In fact, Susan Crawford, Cheney's handpicked handmaiden who oversees the whole "legal" process, said this month "we tortured" Mohammed al-Qahtani, one of the accused conspirators, and that is why he was not sent for trial. It's reasonable to think that if detainees are being mistreated and subjected to a flawed jurisdiction that might flow through to a developing sense of anger by people who want to be martyrs. That is hardly a circumstance that makes America or her allies "safe".
It can only be assumed the Bush people went down this path because the alternatives, such as Military Courts-Martial or criminal trials in civilian courts, did not guarantee convictions. Before the last election, the Republicans were desperate for guilty outcomes and preferably executions at Guantanamo.
Still, the carefully crafted processes of the military commissions failed to deliver. So tainted was their legal conception and so bent their procedure that endless constitutional challenges were inevitable. Even the suspension of the Geneva rules for prisoners of war, the attempted move to remove habeas corpus from the process, and the "intelligence extracting" methods of the CIA, didn't do much to help.
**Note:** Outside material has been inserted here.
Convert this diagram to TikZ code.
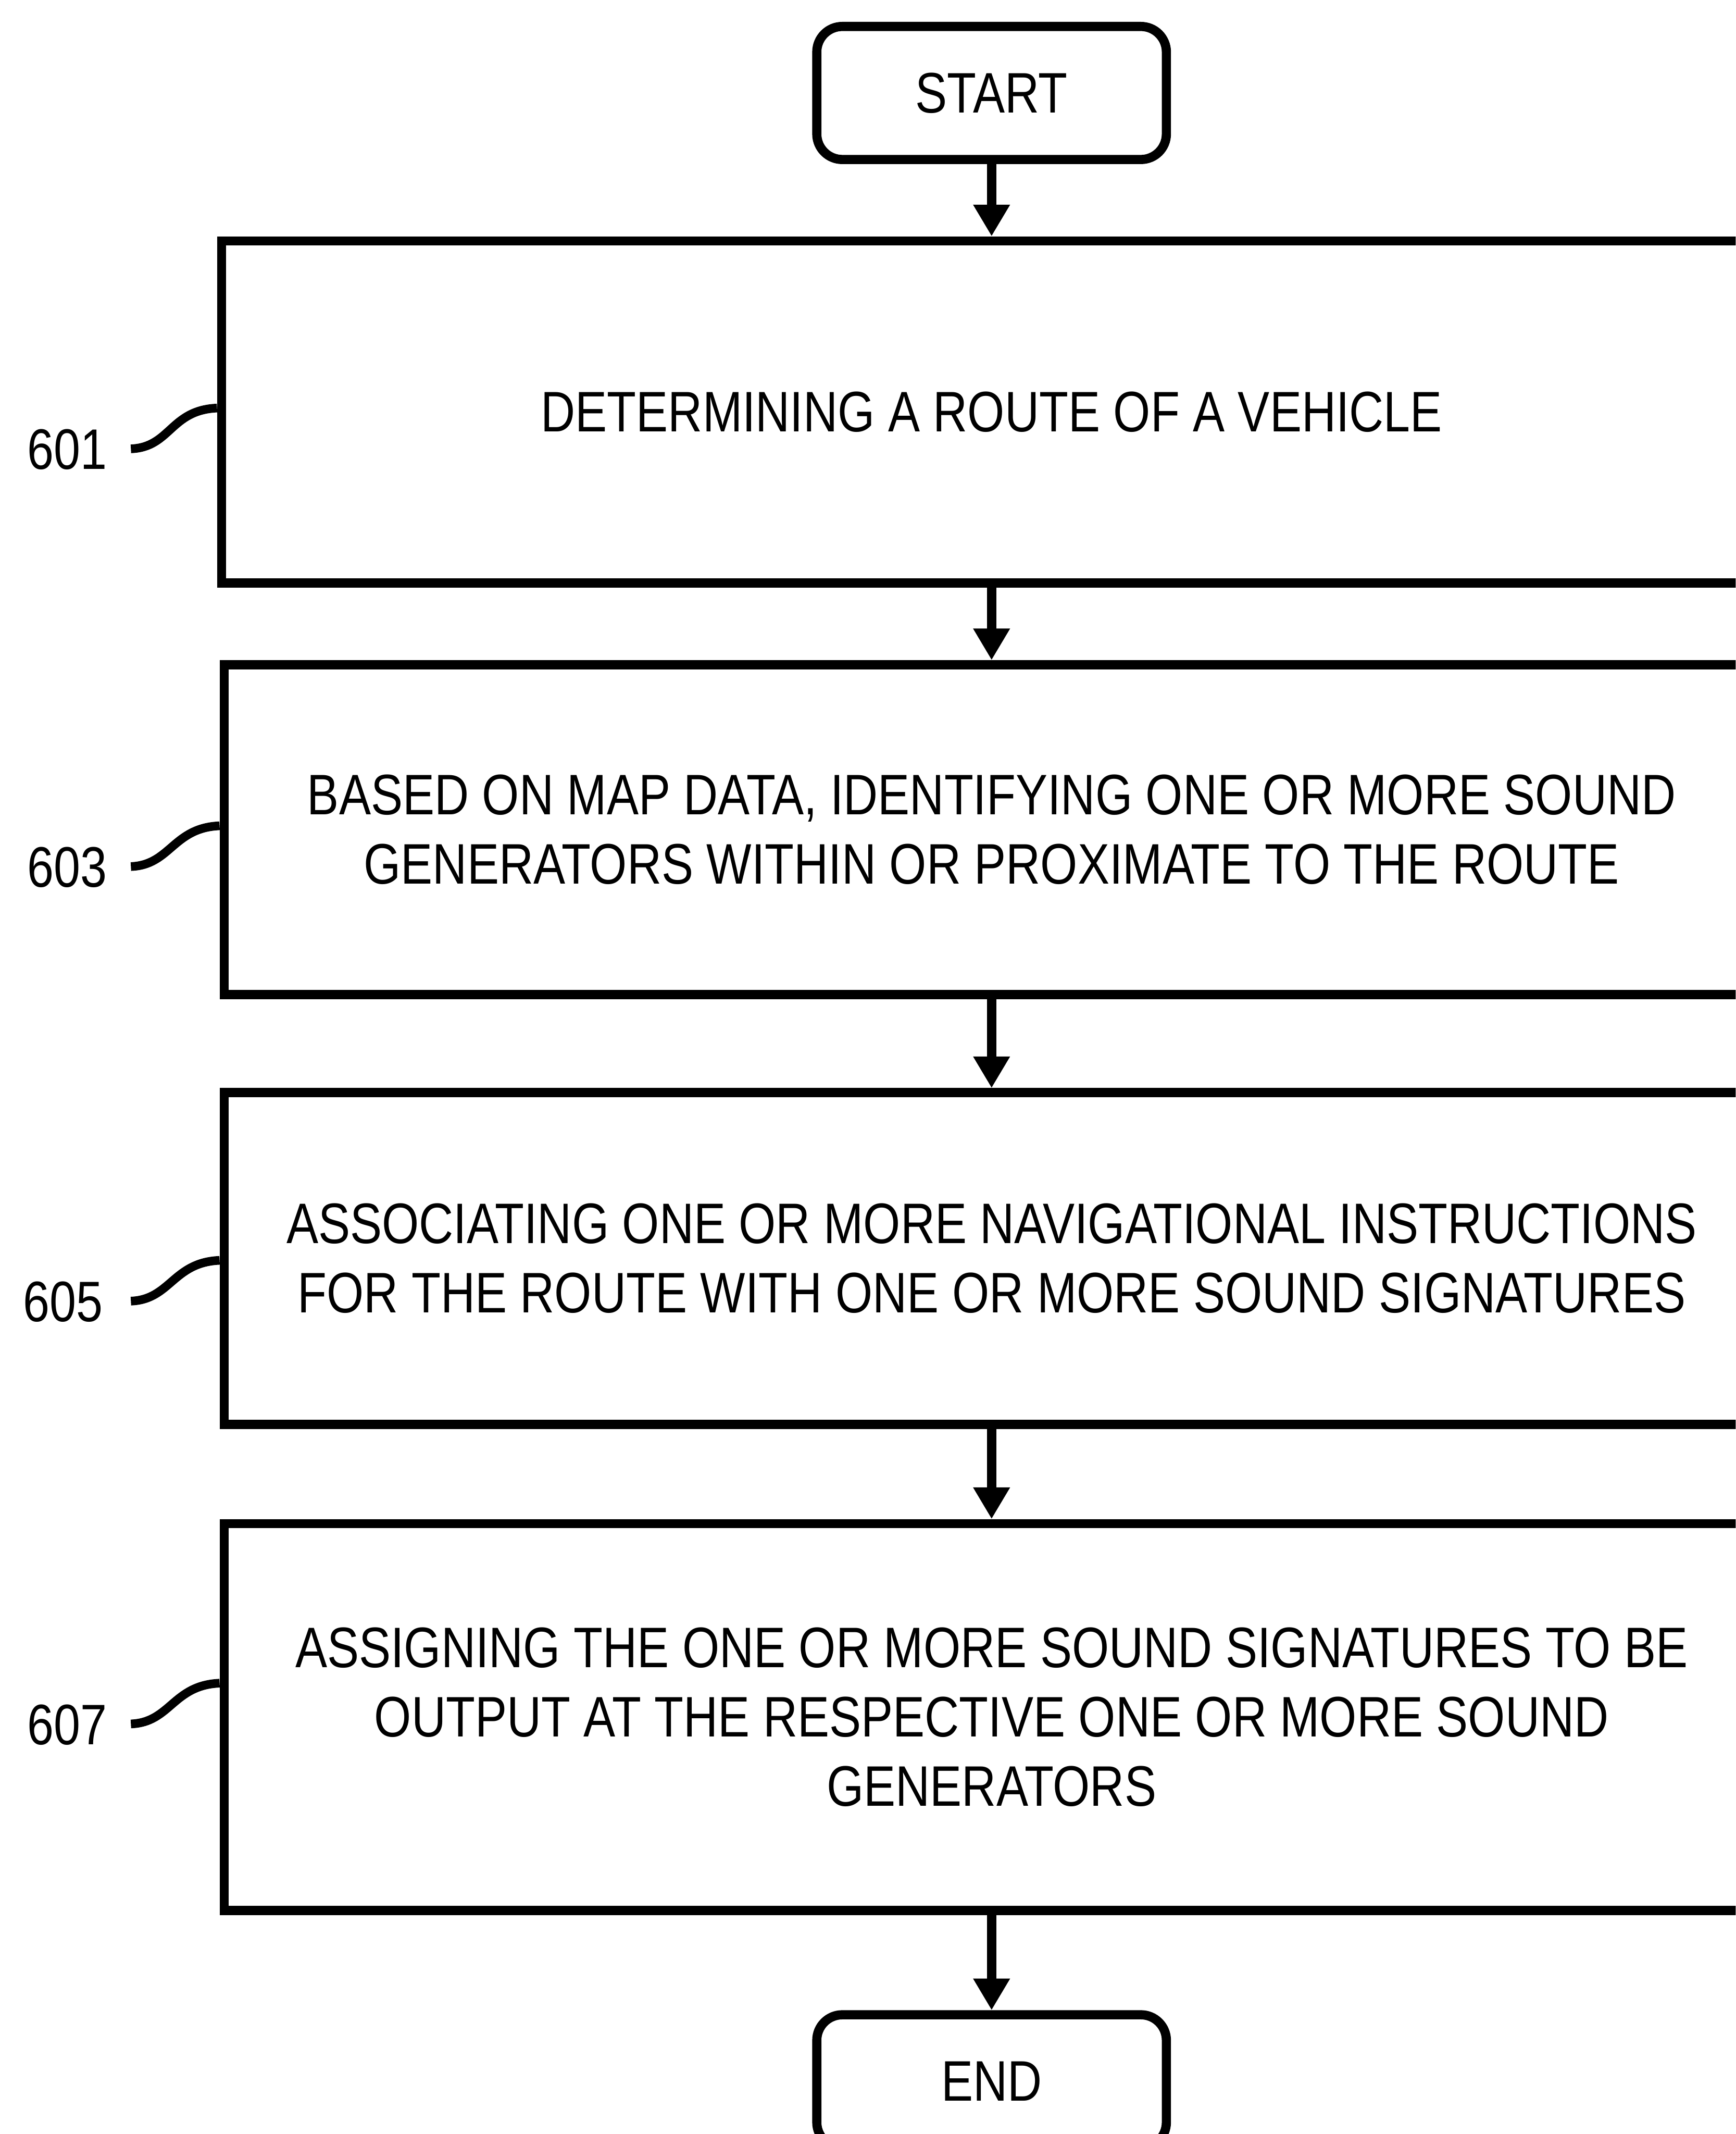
\documentclass[tikz,border=0pt]{standalone}
\usepackage{fontspec}
\setmainfont{Liberation Sans}[FakeStretch=0.835]
\usetikzlibrary{arrows.meta}

\begin{document}
\begin{tikzpicture}[x=0.01cm, y=-0.01cm,
  every node/.style={font=\fontsize{31.9pt}{38.7pt}\selectfont},
  stepbox/.style={draw, line width=0.18cm, rectangle, align=center, inner sep=0pt},
  termbox/.style={draw, line width=0.18cm, rectangle, rounded corners=0.5cm,
    minimum width=6.86cm, minimum height=2.61cm, inner sep=0pt},
  flow/.style={line width=0.18cm, -{Triangle[length=0.62cm, width=0.68cm]}},
  reflabel/.style={anchor=base west, inner sep=0pt},
  lead/.style={line width=0.17cm}]

  % page frame
  \useasboundingbox (0,0) rectangle (3408,4189);
  \clip (0,0) rectangle (3408,4189);

  % terminals
  \node[termbox] (start) at (1947,182.5) {START};
  \node[termbox] (finish) at (1947,4085.5) {END};

  % process steps
  \node[stepbox, minimum width=30.22cm, minimum height=6.71cm] (b601) at (1947,808.5)
    {DETERMINING A ROUTE OF A VEHICLE};
  \node[stepbox, minimum width=30.12cm, minimum height=6.47cm] (b603) at (1947,1628.5)
    {BASED ON MAP DATA, IDENTIFYING ONE OR MORE SOUND\\
     GENERATORS WITHIN OR PROXIMATE TO THE ROUTE};
  \node[stepbox, minimum width=30.12cm, minimum height=6.51cm] (b605) at (1947,2470.5)
    {ASSOCIATING ONE OR MORE NAVIGATIONAL INSTRUCTIONS\\
     FOR THE ROUTE WITH ONE OR MORE SOUND SIGNATURES};
  \node[stepbox, minimum width=30.12cm, minimum height=7.59cm] (b607) at (1947,3370.5)
    {ASSIGNING THE ONE OR MORE SOUND SIGNATURES TO BE\\
     OUTPUT AT THE RESPECTIVE ONE OR MORE SOUND\\
     GENERATORS};

  % flow arrows
  \draw[flow] (start) -- (b601);
  \draw[flow] (b601) -- (b603);
  \draw[flow] (b603) -- (b605);
  \draw[flow] (b605) -- (b607);
  \draw[flow] (b607) -- (finish);

  % reference numerals with lead lines
  \foreach \n/\lx/\y in {601/53/881, 603/53/1701, 605/45/2554, 607/53/3384} {
    \node[reflabel] (l\n) at (\lx,{\y+40}) {\n};
    \coordinate (s\n) at (257,\y);
    \coordinate (e\n) at (0,{\y-80});
    \draw[lead] (s\n) .. controls +(78,-3) and +(-92,4) .. (b\n.west |- e\n);
  }
\end{tikzpicture}
\end{document}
t would not surprise if Obama and his legal advisers reverted to the traditional military justice system for the remaining detainees or, for some, the criminal courts of the US - with all the due process protections.
All that remain at Guantanamo are about 240 prisoners. At its peak it held about 600 detainees, mostly hapless, innocent "floaters" scooped up in Pakistan and Afghanistan.
Of the 240, it is estimated that nearly 100 pose no threat to anyone and should be sent home. Some are Yemeni and, according to the British-American lawyer, Clive Stafford Smith, they remain in Cuba solely because of George Bush's reluctance to talk to the Yemeni President, Ali Abdullah Saleh.
About 40 detainees will face a trial at some point. The problem with the balance of the prisoners is that no one else wants them. Most have been cleared by the US military but there is nowhere for them to go. Stafford Smith points to Ayman al-Shurafa, who the Israelis refuse to allow to return to his Palestinian home, even though he has been deemed not to be a threat. Then there's Ahmed bel Bacha, who would be in danger from factional forces if he returned to his native Algeria. This is a man who once received a £30 tip from the British Labour heavyweight John Prescott for cleaning his Bournemouth hotel room.
One of the lessons, if we need lessons, from all of this is that lawyers can always be recruited to sanctify just about any illegality the state deems appropriate. There was the chief lawyer at the Pentagon, "Jim" Haynes, Cheney's legal advisor, David Addington, John Yoo, from the Justice Department and now at Berkeley, and Jay Bybee, who is currently a federal appeals judge.
All of them had various roles sprinkling holy water over suspension of habeas and Geneva, the overreach of executive power, illegal presidential military commissions, torture, wiretaps, rendition and black hole prisons.
The whole edifice of the bankrupt machinery for handling terrorism cases would not have happened unless lawyers gave advice that black was white.
And Australia trotted along behind, wagging its approving tail. We now owe it to Obama, who wants to repair the US fall from moral grace as well as send a pressing message to the Islamic world, to help him empty Guantanamo. We could easily provide succour to some of those perfectly harmless, cleared, stateless and otherwise unwanted souls.